REQUIREMENT: Pull out each line of the records holding the string "chart".

— START DATA LINES —

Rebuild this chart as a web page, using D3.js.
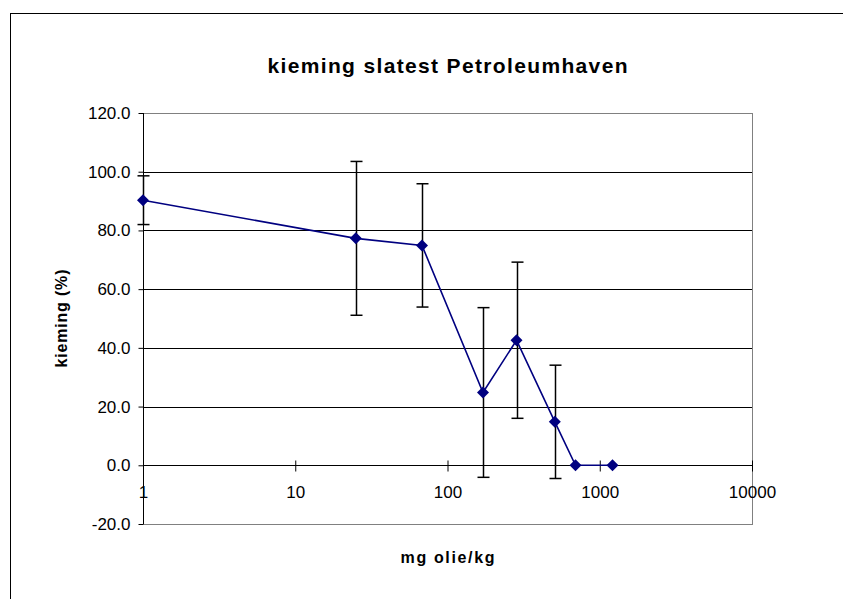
<!DOCTYPE html>
<html><head><meta charset="utf-8">
<script src="https://cdn.jsdelivr.net/npm/d3@7"></script>
<style>html,body{margin:0;padding:0;background:#fff;}svg{display:block;font-family:"Liberation Sans",Arial,sans-serif;}</style>
</head><body>
<svg id="c" width="843" height="599"></svg>
<script>
const title = "kieming slatest Petroleumhaven";
const xTitle = "mg olie/kg";
const yTitle = "kieming (%)";
const concentrations = [1, 25, 68, 171, 284, 507, 693, 1213];
const germination = [90.3, 77.3, 74.9, 24.8, 42.6, 14.8, 0, 0];
const errors = [8.3, 26.2, 21.0, 28.9, 26.6, 19.3, 0, 0];
const xTicks = [1, 10, 100, 1000, 10000];
const yTicks = [-20, 0, 20, 40, 60, 80, 100, 120];

const svg = d3.select("#c");
const L = 143, R = 752, T = 113, B = 524;
const x = d3.scaleLog().domain([1, 10000]).range([L, R]);
const y = d3.scaleLinear().domain([-20, 120]).range([B, T]);

// outer chart border
svg.append("rect").attr("x", 10.5).attr("y", 13.5).attr("width", 900).attr("height", 700)
  .attr("fill", "none").attr("stroke", "#000").attr("stroke-width", 1);

// gridlines
svg.append("g").selectAll("line").data(yTicks.filter(d => d > -20 && d < 120)).join("line")
  .attr("x1", L).attr("x2", R)
  .attr("y1", d => Math.round(y(d)) + 0.5).attr("y2", d => Math.round(y(d)) + 0.5)
  .attr("stroke", "#000").attr("stroke-width", 1);

// plot border (grey)
svg.append("rect").attr("x", L + 0.5).attr("y", Math.round(T) + 0.5)
  .attr("width", R - L).attr("height", B - T)
  .attr("fill", "none").attr("stroke", "#808080").attr("stroke-width", 1);

// y axis
const yAxis = d3.axisLeft(y).tickValues(yTicks).tickSize(5).tickPadding(8).tickFormat(d3.format(".1f"));
const gy = svg.append("g").attr("transform", `translate(${L + 0.5},0)`).call(yAxis);
gy.select(".domain").attr("stroke", "#000").attr("d", `M0,${T}V${B}`);
gy.selectAll(".tick line").attr("stroke", "#000");
gy.selectAll(".tick text").attr("font-size", 17).attr("fill", "#000")
  .attr("font-family", "'Liberation Sans', Arial, sans-serif").text(d => d3.format(".1f")(d).replace("−", "-"));

// x axis at y=0, ticks crossing
const y0 = Math.round(y(0)) + 0.5;
const xAxis = d3.axisBottom(x).tickValues(xTicks).tickSize(0).tickFormat(d3.format("d"));
const gx = svg.append("g").attr("transform", `translate(0,${y0})`).call(xAxis);
gx.select(".domain").attr("stroke", "#000").attr("d", `M${L},0H${R}`);
gx.selectAll(".tick line").attr("y1", -5).attr("y2", 6).attr("stroke", "#000");
gx.selectAll(".tick text").attr("font-size", 17).attr("fill", "#000").attr("dy", 0)
  .attr("y", 32).attr("font-family", "'Liberation Sans', Arial, sans-serif");

// error bars
const eb = svg.append("g");
concentrations.forEach((c, i) => {
  if (!errors[i]) return;
  const cx = Math.round(x(c)) + 0.5;
  const top = y(germination[i] + errors[i]), bot = y(germination[i] - errors[i]);
  eb.append("line").attr("x1", cx).attr("x2", cx).attr("y1", top).attr("y2", bot)
    .attr("stroke", "#000").attr("stroke-width", 1.5);
  [top, bot].forEach(v => eb.append("line").attr("x1", cx - 6).attr("x2", cx + 6)
    .attr("y1", v).attr("y2", v).attr("stroke", "#000").attr("stroke-width", 1.5));
});

// line
const pts = concentrations.map((c, i) => [c, germination[i]]);
svg.append("path").datum(pts)
  .attr("d", d3.line().x(d => x(d[0])).y(d => y(d[1])))
  .attr("fill", "none").attr("stroke", "#000080").attr("stroke-width", 1.6);

// diamonds
svg.append("g").selectAll("path").data(pts).join("path")
  .attr("transform", d => `translate(${x(d[0])},${y(d[1])})`)
  .attr("d", "M0,-6L6,0L0,6L-6,0Z").attr("fill", "#000080");

// titles
svg.append("text").attr("x", (L + R) / 2).attr("y", 73).attr("text-anchor", "middle")
  .attr("font-size", 21).attr("font-weight", "bold").attr("textLength", 360).attr("lengthAdjust", "spacing")
  .text(title);
svg.append("text").attr("x", (L + R) / 2).attr("y", 563).attr("text-anchor", "middle")
  .attr("font-size", 16).attr("font-weight", "bold").attr("textLength", 94).attr("lengthAdjust", "spacing")
  .text(xTitle);
svg.append("text").attr("transform", `translate(67,${(T + B) / 2}) rotate(-90)`).attr("text-anchor", "middle")
  .attr("font-size", 16).attr("font-weight", "bold").attr("textLength", 98).attr("lengthAdjust", "spacing")
  .text(yTitle);
</script>
</body></html>
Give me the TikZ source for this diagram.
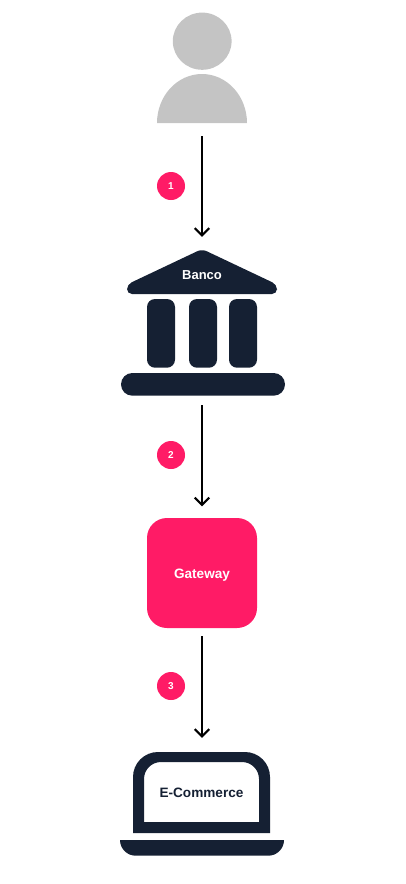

— END DATA LINES —

ANSWER TO THE PROBLEM:
Rebuild this chart as a web page, using D3.js.
// outer chart border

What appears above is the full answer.